My first thought, on seeing a copy of Kate Atkinson’s Emotionally Weird left on the tube at Brixton, was to look for whoever had left it there and give it back, but once it became clear nobody was going to claim it I opened it up and found the Book Crossing sticker. As well as explaining the way the scheme works, the sticker displays a reference number unique to that copy, and you can go online and report where you found it and what you’re going to do with it next, which I have just done. I’ve been giving unwanted or unwieldy books away to the local charity shop, but I think this is much more fun.

I was also quite pleased that it was Kate Atkinson, because when I worked at a bookshop I had two colleagues who used to rave about her, and I could never quite bring myself to be bothered to read her.

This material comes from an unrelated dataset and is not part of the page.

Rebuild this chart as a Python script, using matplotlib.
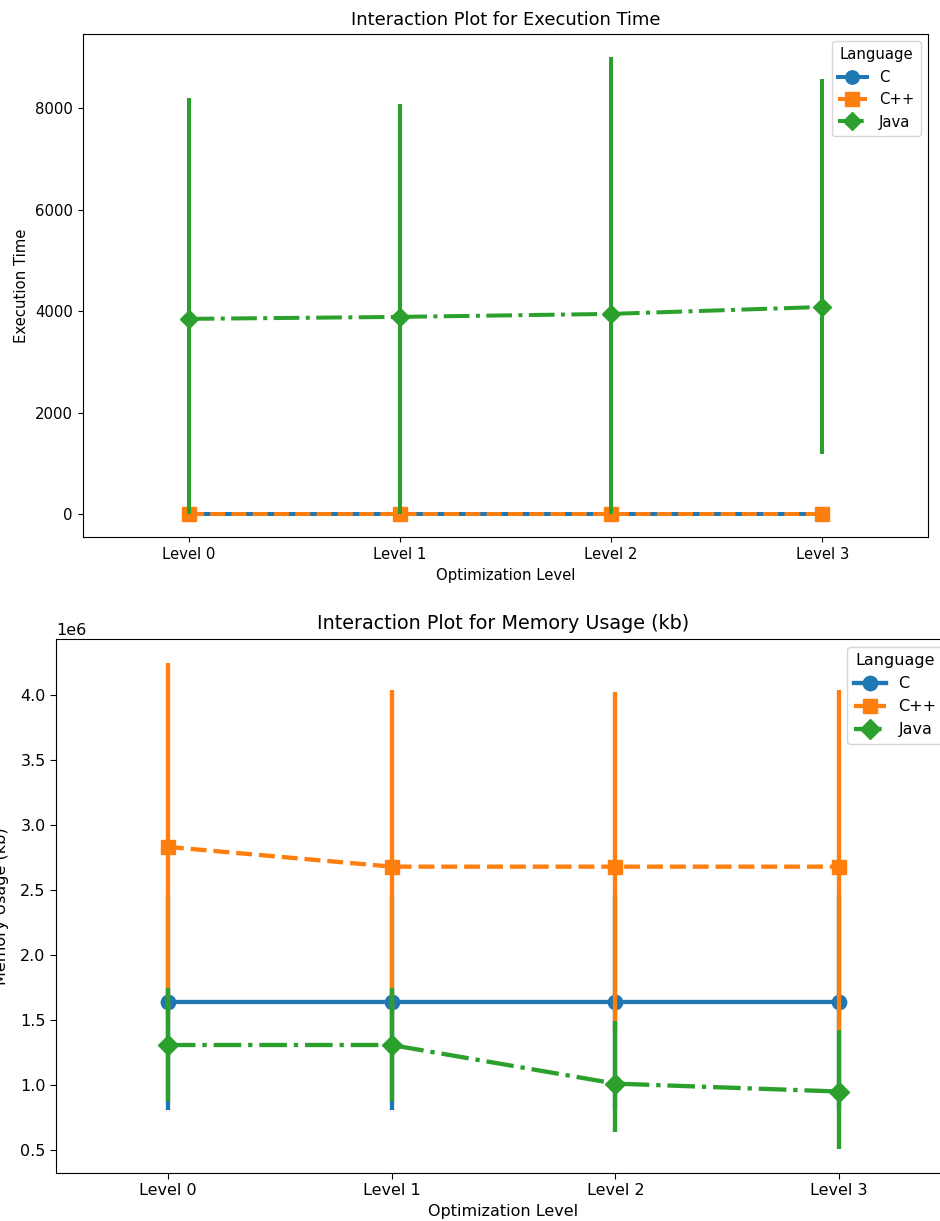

This feels like the right time to do it, although she will have to slot into the gaps in War and Peace – of which there are plenty, because W&P is too big to be read in bed. Since I started reading it in early December I have got halfway through it, but have also started and finished four other books. It actually works very well to read something big and important during the day and something small and silly at night, although my most recent bedtime book was Julian Barnes’ Nothing To Be Frightened Of, which is many things (very good, mainly) but which is certainly not small or silly.

Now I must send off for a sheet stickers and release some books of my own into the wild. If in the future you ever discover a Book Crossing book registered by “EllseeM” (I know: elsiem was already taken and I panicked), it’s one of mine.